Department of Anesthesiology

A Day in the Life: Intern Year Mentor Mode


Item Term
Shelby Bloomer, CA-1

Item Definition

During our intern year at BCM, categorical anesthesiology residents are introduced to anesthesia at Ben Taub on a rotation that we call “Mentor Mode.” While on this rotation, we are paired up with an upper-level anesthesia resident (either CA-1, CA-2, or CA-3) each day. The general purpose of this month is to become acquainted with the Ben Taub system (as this is where we spend the majority of our CA-1 year) and to master the basics of daily OR anesthesia! Once we start CA-1 year on July 1, we are placed into our own rooms, so the goal of this “Mentor Mode” month is to eventually feel fully comfortable determining a basic anesthetic plan, setting up the OR, drawing up medications, placing monitors, managing IV lines, documenting the case, and building basic strategies for optimizing the patient throughout the surgery. We also start to fine-tune our procedural skills like intubation, IV placement, and arterial line placement, but since these are skills that will grow with time, there is no pressure to have them completely mastered by the end of the month!
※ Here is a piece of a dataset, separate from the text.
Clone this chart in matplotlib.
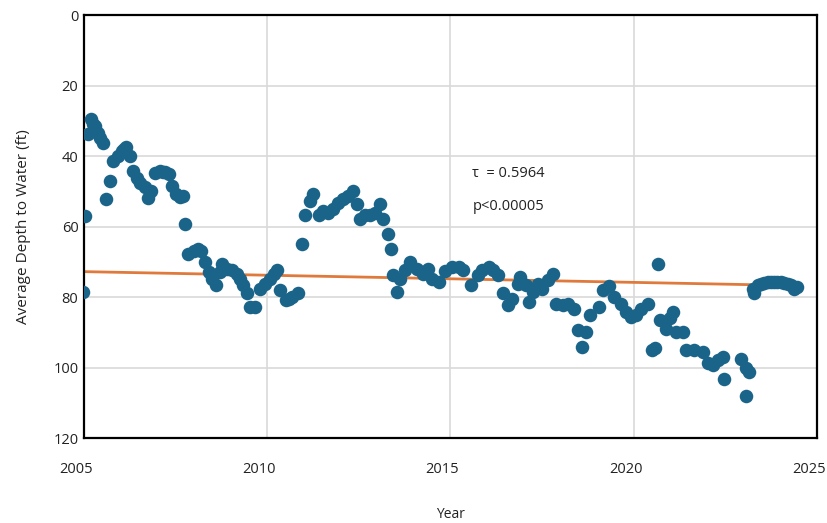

I do, however, always recommend trying your best to improve mask ventilation skills as much as possible because - as many brilliant anesthesiologists have told me - if you can mask ventilate, you can keep the patient alive! 
In the world of anesthesia, the typical day actually starts the afternoon before, when we learn about our assigned case(s) for the following day. That evening, I would touch base with the resident whom I was assigned to work with on the following day to discuss the plan for our case(s), any special setup that would be needed, and the time that we should begin setting up. For the typical case, it is usually fine to start setting up at 6:30, but I would arrive a little earlier than that in the beginning when I was still getting the hang of room setup. Certain types of cases, especially cardiac cases, require a more advanced setup and typically require more time, but I found that the upper-level resident usually walked me through the setup for those cases! In the morning, I would arrive and set up the operating room, always using the trusty “MSMAIDS” mnemonic that we all know and love. The upper-level resident would usually meet me in the OR, and we would walk to the pre-op area together to find the patient. After introducing ourselves to the patient, we would take a history and perform a physical exam to verify the chart review we had previously completed. We would also document the patient’s consent for anesthesia after informing them of the risks and benefits of the planned anesthetic. Some patients are familiar with anesthesia, but some may have questions or fears, so it is important to gauge their comfort level and ensure that their questions have been answered! Unless the patient already had an IV (which may happen if they arrived from an inpatient floor or the emergency department), we would place one in the pre-op area after using an injectable local anesthetic. Once the surgical team and OR were ready, we would transport our patient to the OR. Once in the room, we would induce, intubate, and monitor the patient throughout the surgery before emerging and extubating at the end of the case. The patient would then be transported to PACU for recovery.  
Throughout this entire process, Mentor Mode interns are working with an upper-level resident and an attending, which allows us to meet our future colleagues and learn high-yield tips and tricks from different people. More than anything, the rotation allows us to develop a sense of comfort in the operating room. Throughout the month, we are expected to perform more of the basic tasks completely on our own, including room setup, documentation, and airway management—though backup is always available! We begin to more clearly understand when to administer certain medications or make changes to the ventilator. It can be overwhelming at times to be learning an entirely new specialty, but the residents and attendings at BCM are so wonderful and supportive that the learning curve starts to seem less steep, and the goals start to seem more attainable. When I was on my Mentor Mode month, I found myself especially concerned about IV placement. The IV catheters at BCM were a different style than I had used in the past, and it seemed like every time I tried to place an IV, I was unsuccessful. I felt really defeated about it until one of the CA-1s (now a CA-2) offered to help me with my technique. He first reminded me that procedural skills will develop over time, but then he took me aside and let me place an IV in his own arm while teaching me every step of the way. I then requested to work with him the following day, and he helped me find patients who needed IVs so I could practice more. As a CA-1 now, I sincerely attribute my (somewhat) improved IV placement abilities to KK James. Thanks KK!! 
All in all, Mentor Mode is a genuinely enjoyable rotation during which interns are introduced to the Ben Taub OR and the basic expectations of a BCM anesthesia resident. Mentor Mode is definitely a favorite rotation amongst the intern class each year because it honestly feels like a reward! It’s our chance to take a break from learning (necessary and valuable!) information about other specialties to finally get a glimpse of the field that we have all committed the rest of our lives to. Four weeks sounds like a short time, but it’s honestly amazing how comfortable I felt by the end of the month. For any potential future BCM residents reading this, I hope to someday see you paired up with me on your Mentor Mode month!